Except that’s their whole point. The superhero genre is and has always been escapist fantasy. The genre is for dreamers. It’s for optimists who wish the world was a little simpler. There’s a reason that children are so strongly drawn to the genre. It offers them a simple morality system about good and bad, fighting injustice, and helping the downtrodden or troubled. Are there deeper, more complex stories within the genre? Absolutely. I could list off hundreds of great examples. At its core, though, the comic book world simply does not – nor should it – apply to the real world. The real world is an incredibly scary, complex, and not at all black and white place. The superhero genre, no matter how ridiculous it gets, is comforting in its simplicity.

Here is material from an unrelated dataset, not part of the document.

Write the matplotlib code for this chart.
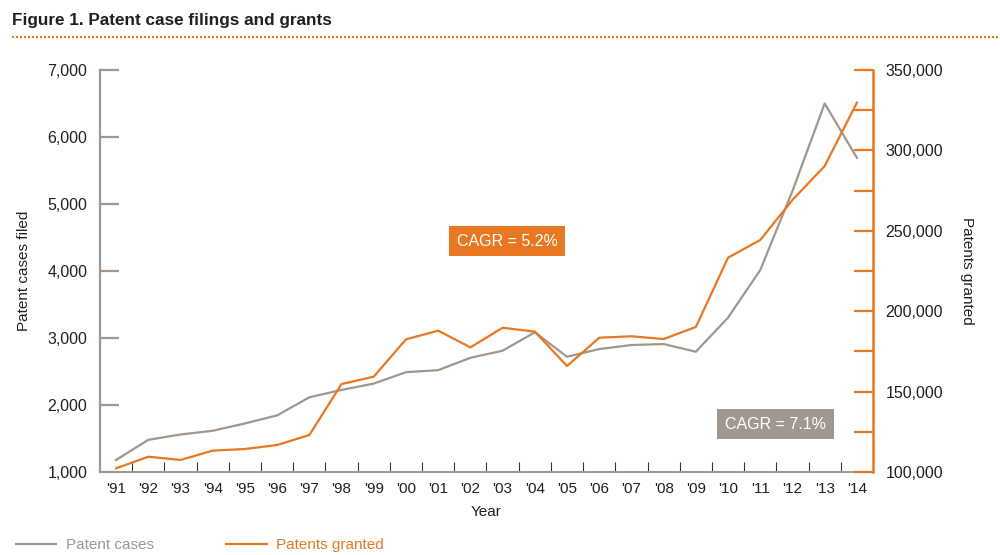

Warner Bros, David Goyer, and DC Comics in general need to accept that. You can absolutely have mature stories without being grim and dark. You want to make movies about an alien who shoots lasers out of his eyes. You want to make stories about a nutball who dresses up as a bat. Read that again. He dresses up as a bat. A BAT. Superheroes are already inherently ridiculous, no matter how hard you try to make them realistic. It’s better to embrace the ridiculousness rather than actively trying to avoid it. If you can make room for the alien and the nutso in the bat-suit, you can make room for the shape-changing Martian.
And while WB continues to fight against the inherent ridiculousness of superheroes, Marvel’s new movie this summer – The Guardians of the Galaxy – will have a space raccoon and a talking tree. Marvel’s films not only understand but embrace the ridiculousness of the superhero genre. They understand that not everything has to be grim and dark like the recently completely Batman trilogy by Christopher Nolan. Why can’t WB do the same with their struggling movie franchises?
Of course, I’m just saying all this because I want a big screen version of Starro the Conqueror. Seriously, how awesome would that be?